The first of these two objects is a parametric surface. Something described with $2$ parameters will usually give you a surface.

You have ${\bf X}(r,t) = \langle x(r,t),y(r,t),z(r,t) \rangle = \langle 1,0,1 \rangle + \langle r \cos(t),r \sin(t), 0\rangle$ where $0\leq r \leq 2$ and $0\leq t \leq 2\pi$

Notice that the first coordinate is just "$x$" in polar coordinates plus $1$, the second is "$y$" in polar coordinates (both with radius $r$ and angle $t$). The third coordinate says "$z=1$". So the graph is just a piece of the plane $z=1$ where $x,y$ range over the disk of radius $2$ centered at $(1,0)$.

The next object must be a curve since we only have a single parameter.

You have ${\bf X}(t) = \langle x(t),y(t),z(t) \rangle = \langle 1,0,1 \rangle + \langle 2 \cos(t),2 \sin(t),0 \rangle$ where $0\leq t \leq 2\pi$.
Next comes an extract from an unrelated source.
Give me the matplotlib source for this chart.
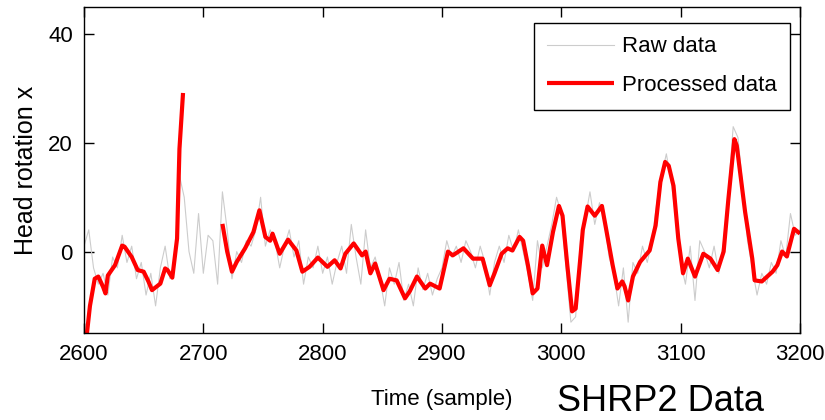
import numpy as np
import matplotlib as mpl
mpl.use("Agg")
import matplotlib.pyplot as plt

# raw head-rotation samples (read every 4 samples off the figure)
raw_x = list(range(2600, 3201, 4))
raw_y = [
    1, 4, -3, -6, -4, -8, -1, -3, 3, -2, 1, -5, -2, -8, -4, -10, -3, 1, -5, -2,
    14, 10, 0, -4, 7, -4, 3, 2, -6, 11, 4, -5, 0, -2, 2, 1, 4, 10, 1, 4,
    2, -3, 1, 4, -1, 2, -6, -1, -3, 1, -4, -1, -6, -2, 1, -4, 5, -1, -6, 4,
    -3, -1, -5, -10, -3, -6, -2, -9, -6, -10, -3, -7, -4, -8, -5, -3, 2, -1, 1, -2,
    2, 0, -3, 1, -2, -8, -2, 1, -2, 3, 0, 4, 0, -4, -9, 2, -3, 1, 5, 10,
    7, -3, -13, -12, 2, 6, 11, 5, 9, 6, -1, -4, -10, -3, -13, -2, -4, 1, -2, 2,
    9, 14, 18, 13, 6, -2, -6, 1, -9, 2, 0, -3, 1, -4, 2, 11, 23, 21, 12, 2,
    -3, -8, -4, -6, -2, -4, 2, -1, 7, 3, 4,
]

# processed (filtered) signal, NaN marks the gap with no output
proc_x = [
    2601, 2605, 2609, 2612, 2616, 2618, 2620, 2626, 2632, 2634, 2640, 2645, 2650,
    2654, 2657, 2664, 2668, 2670, 2674, 2678, 2680, 2683, 2700,
    2716, 2720, 2724, 2728, 2735, 2742, 2747, 2752, 2756, 2758, 2764, 2771, 2778,
    2783, 2789, 2796, 2804, 2810, 2815, 2819, 2826, 2833, 2836, 2840, 2844, 2851,
    2856, 2862, 2869, 2873, 2879, 2886, 2890, 2898, 2905, 2909, 2918, 2926, 2934,
    2940, 2944, 2950, 2955, 2959, 2965, 2968, 2972, 2976, 2980, 2984, 2988, 2993,
    2998, 3001, 3005, 3009, 3012, 3016, 3018, 3022, 3028, 3034, 3037, 3043, 3047,
    3051, 3053, 3056, 3060, 3066, 3074, 3079, 3083, 3087, 3090, 3094, 3098, 3102,
    3106, 3112, 3119, 3125, 3131, 3136, 3140, 3145, 3147, 3154, 3160, 3162, 3168,
    3177, 3181, 3185, 3189, 3195, 3200,
]
proc_y = [
    -18, -10, -5, -4.6, -6.5, -7.7, -4.4, -2.5, 1.1, 0.9, -1, -3.4, -3.7,
    -5.5, -7.1, -5.9, -3.1, -3.4, -4.8, 2.4, 18.9, 29.2, np.nan,
    5.1, 0, -3.7, -1.9, 0.6, 3.6, 7.6, 2.7, 2, 3.3, -0.4, 2.2, 0.2,
    -3.7, -2.8, -1.1, -2.8, -1.6, -3.1, -0.4, 1.5, -0.7, 0, -4, -2.2, -7.1,
    -5, -5.3, -8.6, -7.3, -4.6, -6.8, -5.9, -6.8, 0, -0.7, 0.6, -1.3, -1.3,
    -6.2, -4, -0.4, 0.6, 0.2, 2.7, 2, -2.5, -7.7, -6.8, 1.1, -2.5, 3.6,
    8.4, 6.6, -2.5, -11, -10.5, -1, 4, 8.3, 6.6, 8.4, 4.8, -2.5, -6.8,
    -5.5, -6.4, -9, -4.6, -1.9, 0.2, 4.8, 12.8, 16.5, 15.8, 12.1, 2.4, -4,
    -1.3, -4.6, -0.4, -1.3, -3.4, 0, 9.7, 20.7, 19.5, 7.3, -1.3, -5.3, -5.5,
    -3.7, -2.5, 0, -0.9, 4.2, 3.3,
]

x_ticks = [2600, 2700, 2800, 2900, 3000, 3100, 3200]
y_ticks = [0, 20, 40]

plt.rcParams["font.family"] = ["Liberation Sans", "DejaVu Sans"]

fig = plt.figure(figsize=(8.25, 4.2), dpi=100)
ax = fig.add_axes([0.1018, 0.207, 0.8679, 0.776])

ax.plot(raw_x, raw_y, color="#cccccc", lw=0.8, label="Raw data")
ax.plot(proc_x, proc_y, color="#ff0000", lw=3, solid_capstyle="butt", label="Processed data")

ax.set_xlim(2600, 3200)
ax.set_ylim(-15, 45)
ax.set_xticks(x_ticks)
ax.set_yticks(y_ticks)
ax.tick_params(direction="in", length=7, width=1, top=True, right=True,
               labelsize=16, pad=8, colors="black")
for s in ax.spines.values():
    s.set_linewidth(1)

ax.set_ylabel("Head rotation x", fontsize=18, labelpad=7)
ax.set_xlabel("Time (sample)", fontsize=16, labelpad=17)

leg = ax.legend(loc="upper right", bbox_to_anchor=(0.986, 0.951), borderaxespad=0,
                fontsize=16, frameon=True, fancybox=False,
                edgecolor="black", framealpha=1, handlelength=3.0,
                borderpad=0.6, labelspacing=0.8, handletextpad=0.35)
leg.get_frame().set_linewidth(1)

fig.text(0.675, 0.022, "SHRP2 Data", fontsize=26, ha="left", va="baseline")

fig.savefig("out.png", dpi=100)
Notice that $x(t)=1+2\cos(t)$, $y(t)=2\sin(t)$, and $z=1$. Thus $(x-1)^2+y^2=2^2$ and $z=1$ ($t$ is taking the place of the angle again). So this is the circle of radius $2$ centered at $(1,0,1)$ which is parallel to the $xy$-plane.

So in the end, the first object is a disk and the second object is the circular boundary of that disk.